From Commission to Capital: Optimizing the Agent-Flipper Portfolio
The Challenge
A successful real estate agent expanded her business into fixing and flipping properties. While her income grew to over $400,000, so did her tax bill. She was operating as a Sole Proprietor, paying maximum Self-Employment Tax on every dollar of profit.
Worse, her previous accountant was taking the "easy route" on deductions. They used the standard mileage rate for her vehicle and only deducted expenses listed on the closing statements (HUD-1/ALTA), completely missing thousands of dollars in out-of-pocket costs.
The Solution
We treated her business like the high-growth enterprise it was, implementing a three-part plan:
Entity Restructuring (The S-Corp Shift): We restructured her business into an S-Corporation. By paying her a reasonable salary and taking the remaining profit as distributions, we legally eliminated over $12,000 in Self-Employment taxes immediately.
Vehicle Strategy (Actual vs. Mileage): Since she upgraded her car every 2 years to drive clients, the standard mileage rate was leaving money on the table. We switched her to the "Actual Expense" method. Because her new luxury SUV weighed over 6,000 lbs, we utilized Section 179 and Bonus Depreciation to write off over 80% of the vehicle's cost in Year 1—a massive deduction compared to pennies per mile.
The "Hidden" Deductions (Staging & Prep): We audited her bank statements against her brokerage statements. We found $15,000 in staging furniture, photography, and minor repairs that she paid for by credit card outside of closing.
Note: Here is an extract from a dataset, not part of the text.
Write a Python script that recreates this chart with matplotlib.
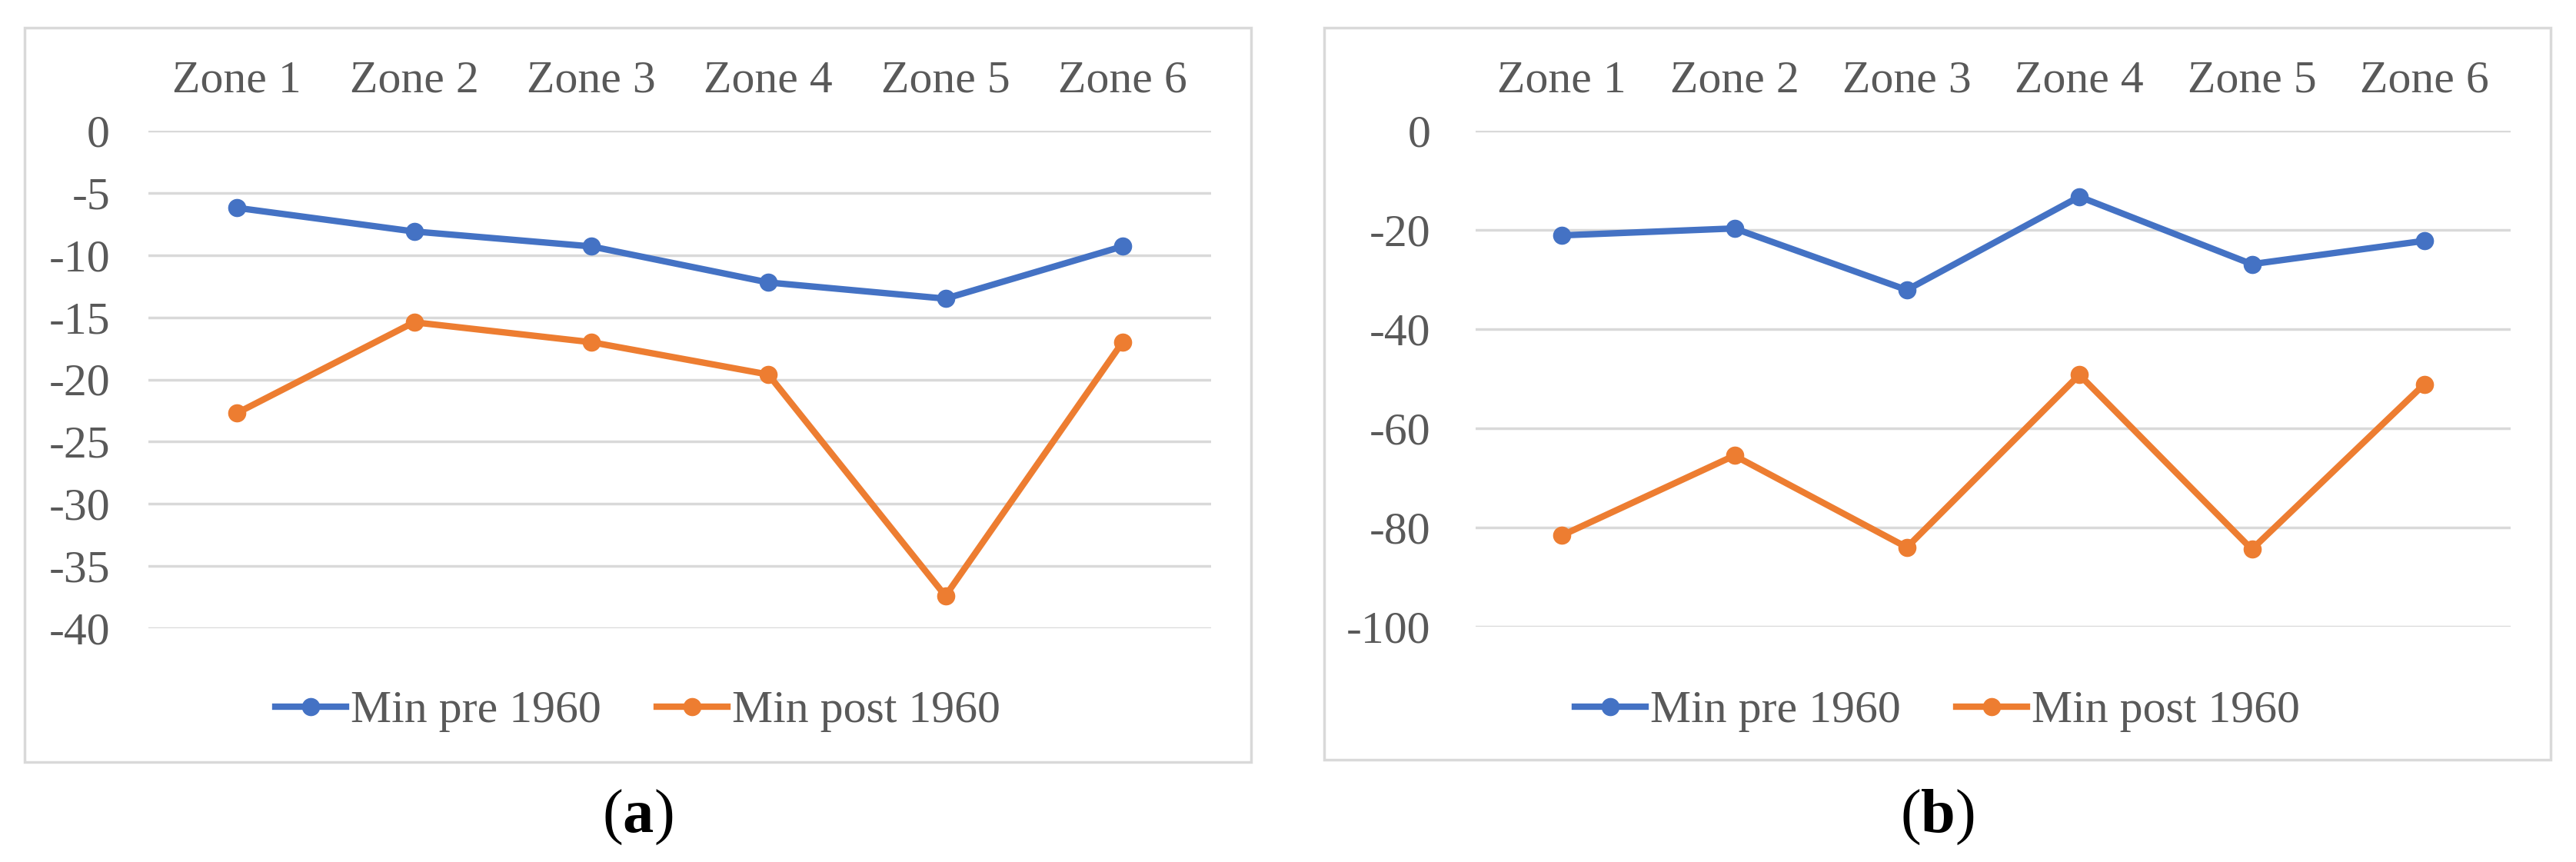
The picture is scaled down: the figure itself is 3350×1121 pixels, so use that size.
import numpy as np
import matplotlib
matplotlib.use("Agg")
import matplotlib.pyplot as plt
from matplotlib.patches import Rectangle

plt.rcParams['font.family'] = ['Liberation Serif', 'DejaVu Serif']
plt.rcParams['mathtext.fontset'] = 'custom'
plt.rcParams['mathtext.rm'] = 'Liberation Serif'
plt.rcParams['mathtext.bf'] = 'Liberation Serif:bold'

zones = ["Zone 1", "Zone 2", "Zone 3", "Zone 4", "Zone 5", "Zone 6"]

# panel (a)
pre_a = [-6.2, -8.1, -9.3, -12.2, -13.5, -9.3]
post_a = [-22.7, -15.4, -17.0, -19.6, -37.4, -17.0]
ticks_a = [0, -5, -10, -15, -20, -25, -30, -35, -40]

# panel (b)
pre_b = [-21.1, -19.7, -32.1, -13.3, -26.9, -22.2]
post_b = [-81.6, -65.5, -84.0, -49.2, -84.4, -51.1]
ticks_b = [0, -20, -40, -60, -80, -100]

series_names = ["Min pre 1960", "Min post 1960"]

W, H = 3350, 1121
blue = "#4472C4"
orange = "#ED7D31"
txt = "#595959"
grid = "#D9D9D9"
fs = 43

fig = plt.figure(figsize=(W / 100, H / 100), dpi=100)


def px(x0, y0, x1, y1):
    # pixel box -> figure fraction [left, bottom, width, height]
    return [x0 / W, 1 - y1 / H, (x1 - x0) / W, (y1 - y0) / H]


def panel(rect, box, pre, post, ticks, ypad, letter):
    # light grey frame round the chart
    bx = px(*box)
    fig.patches.append(Rectangle((bx[0], bx[1]), bx[2], bx[3], transform=fig.transFigure,
                                 fill=False, edgecolor=grid, linewidth=2.5))
    ax = fig.add_axes(px(*rect))
    x = np.arange(len(zones))
    l1, = ax.plot(x, pre, color=blue, lw=6, marker='o', ms=16, label=series_names[0])
    l2, = ax.plot(x, post, color=orange, lw=6, marker='o', ms=16, label=series_names[1])
    ax.set_xlim(-0.5, len(zones) - 0.5)
    ax.set_ylim(min(ticks), max(ticks))
    ax.set_yticks(ticks)
    ax.set_yticklabels([str(t) for t in ticks])
    ax.set_xticks(x)
    ax.set_xticklabels(zones)
    ax.xaxis.tick_top()
    ax.tick_params(axis='x', length=0, pad=27, labelsize=fs, labelcolor=txt)
    ax.tick_params(axis='y', length=0, pad=ypad, labelsize=fs, labelcolor=txt)
    ax.grid(axis='y', color=grid, lw=2.5)
    ax.set_axisbelow(True)
    for s in ax.spines.values():
        s.set_visible(False)

    cx = (box[0] + box[2]) / 2 / W
    fig.legend(handles=[l1, l2], loc='center', bbox_to_anchor=(cx, 1 - 925 / H),
               ncol=2, frameon=False, fontsize=fs, labelcolor=txt,
               handlelength=1.55, handletextpad=0.1, columnspacing=1.2)
    # caption with bold letter
    fig.text(cx, 1 - 1063 / H, r"($\mathbf{" + letter + r"}$)", ha='center', va='center',
             fontsize=58)
    return ax


ax_a = panel((193, 170, 1575, 817), (32, 36, 1627, 991), pre_a, post_a, ticks_a, 36, "a")
ax_b = panel((1919, 170, 3265, 815), (1722, 36, 3317, 988), pre_b, post_b, ticks_b, 42, "b")

fig.savefig("out.png", dpi=100, facecolor='white')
These were valid deductions her previous CPA missed because they weren't on the settlement sheet.
The Result
The combination of S-Corp tax savings, optimized vehicle depreciation, and capturing missed deductions reduced her taxable income significantly.
Total Year 1 Savings: $38,400 in real cash.
Future Impact: She now has a scalable entity structure that saves her money every single year she continues to flip and sell.